Antes da era Armstrong, alguém na Europa conhecia os US Postal? Ou deles tinha ouvido falar? Não, foi ele que lhes deu visibilidade, foi ele que os publicitou durante todos os anos em que os carregou às costas. Mas o Estado norte-americano pretende reaver de Lance Armstrong – como se só ele fosse patrocinado e não toda a equipa – a quantia de 85 milhões de euros por sentir-se defraudado pelo patrocínio abonado pelos US Postal entre 2000 e 2004… com juros referentes a 13 anos… Hipocrisia ponto três!
Se o consumo do desporto pelo espectador e a publicidade provocaram mutações no desporto, a intromissão da política no mesmo maior alteração veio a provocar.
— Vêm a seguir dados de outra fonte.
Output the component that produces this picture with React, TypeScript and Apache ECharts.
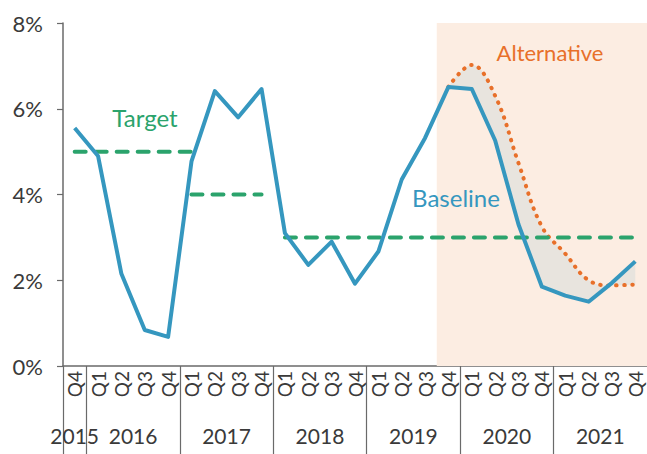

O atentado ocorrido nos J. O. de Munique, em 1972, e os boicotes aos J. O. de 1980, em Moscovo, e aos de 1984, em Los Angeles, são provas macro disso (não nos ocuparemos das provas micro por agora). Actualmente, muitos desportistas, principalmente de futebol americano, nos Estados Unidos, ajoelham-se durante a entoação do seu hino como forma de protesto em relação às políticas daquele país. Donald Trump já se pronunciou: “a primeira vez que se ajoelharem devem ser expulsos do jogo, à segunda devem ser proibidos de jogar durante a temporada e ficar sem salário”. Aguardemos os próximos capítulos… para vermos a força da política sobre o desporto ou a capacidade do mesmo resistir à intromissão da mesma.
“Uma vozearia rebentara no solar. Voltaram para trás a toda a pressa e tornaram a espreitar pela janela. Sim, eclodira uma violenta altercação. Havia gritos, murros na mesa, olhares ferozes de desconfiança, desmentidos irados. A origem do tumulto parecia residir no facto de Napoleão e o Sr. Bonifácio terem jogado simultaneamente dois ases de espadas.
Doze vozes gritavam, furiosas, e todas se assemelhavam. Era agora evidente o que sucedera aos rostos dos porcos. Os animais diante da janela olhavam dos porcos para os homens, dos homens para os porcos, e novamente dos porcos para os homens: mas era já impossível distingui-los uns dos outros.” Assim termina George Orwell o seu «A Quinta dos Animais». Assim se encontra o desporto… refém do espectador-consumidor, da publicidade, da política e da hipocrisia."